#### STORED DATA:
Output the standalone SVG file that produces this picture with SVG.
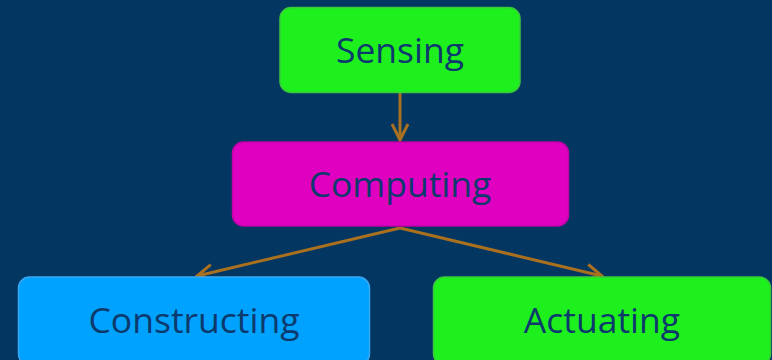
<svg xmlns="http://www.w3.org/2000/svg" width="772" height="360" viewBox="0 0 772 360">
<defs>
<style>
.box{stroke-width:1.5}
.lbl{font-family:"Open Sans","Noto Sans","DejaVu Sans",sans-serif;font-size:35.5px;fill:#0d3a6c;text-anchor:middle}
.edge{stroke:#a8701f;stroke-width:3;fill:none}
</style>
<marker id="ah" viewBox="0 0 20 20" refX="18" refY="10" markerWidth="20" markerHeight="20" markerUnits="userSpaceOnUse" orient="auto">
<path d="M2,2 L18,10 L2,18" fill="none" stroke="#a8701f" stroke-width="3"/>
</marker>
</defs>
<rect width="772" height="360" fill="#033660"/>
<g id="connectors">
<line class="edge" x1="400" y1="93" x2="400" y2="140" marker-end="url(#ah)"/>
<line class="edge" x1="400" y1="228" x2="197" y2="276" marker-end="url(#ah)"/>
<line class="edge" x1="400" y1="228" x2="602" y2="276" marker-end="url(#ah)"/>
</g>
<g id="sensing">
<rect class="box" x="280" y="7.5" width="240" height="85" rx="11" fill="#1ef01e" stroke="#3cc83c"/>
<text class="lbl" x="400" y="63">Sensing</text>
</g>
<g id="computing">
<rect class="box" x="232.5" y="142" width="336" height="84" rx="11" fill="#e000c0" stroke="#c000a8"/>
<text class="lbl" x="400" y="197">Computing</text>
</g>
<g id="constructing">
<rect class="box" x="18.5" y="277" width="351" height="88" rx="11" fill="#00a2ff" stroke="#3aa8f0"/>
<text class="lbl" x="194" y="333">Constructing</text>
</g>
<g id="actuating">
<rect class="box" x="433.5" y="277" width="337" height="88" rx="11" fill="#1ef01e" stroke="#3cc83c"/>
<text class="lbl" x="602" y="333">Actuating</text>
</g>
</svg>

#### PROBLEM:
Skip the images and write out the rest of the listing exactly.

#### TASK OUTPUT:
Output the standalone SVG file that produces this picture with SVG.
<svg xmlns="http://www.w3.org/2000/svg" width="772" height="360" viewBox="0 0 772 360">
<defs>
<style>
.box{stroke-width:1.5}
.lbl{font-family:"Open Sans","Noto Sans","DejaVu Sans",sans-serif;font-size:35.5px;fill:#0d3a6c;text-anchor:middle}
.edge{stroke:#a8701f;stroke-width:3;fill:none}
</style>
<marker id="ah" viewBox="0 0 20 20" refX="18" refY="10" markerWidth="20" markerHeight="20" markerUnits="userSpaceOnUse" orient="auto">
<path d="M2,2 L18,10 L2,18" fill="none" stroke="#a8701f" stroke-width="3"/>
</marker>
</defs>
<rect width="772" height="360" fill="#033660"/>
<g id="connectors">
<line class="edge" x1="400" y1="93" x2="400" y2="140" marker-end="url(#ah)"/>
<line class="edge" x1="400" y1="228" x2="197" y2="276" marker-end="url(#ah)"/>
<line class="edge" x1="400" y1="228" x2="602" y2="276" marker-end="url(#ah)"/>
</g>
<g id="sensing">
<rect class="box" x="280" y="7.5" width="240" height="85" rx="11" fill="#1ef01e" stroke="#3cc83c"/>
<text class="lbl" x="400" y="63">Sensing</text>
</g>
<g id="computing">
<rect class="box" x="232.5" y="142" width="336" height="84" rx="11" fill="#e000c0" stroke="#c000a8"/>
<text class="lbl" x="400" y="197">Computing</text>
</g>
<g id="constructing">
<rect class="box" x="18.5" y="277" width="351" height="88" rx="11" fill="#00a2ff" stroke="#3aa8f0"/>
<text class="lbl" x="194" y="333">Constructing</text>
</g>
<g id="actuating">
<rect class="box" x="433.5" y="277" width="337" height="88" rx="11" fill="#1ef01e" stroke="#3cc83c"/>
<text class="lbl" x="602" y="333">Actuating</text>
</g>
</svg>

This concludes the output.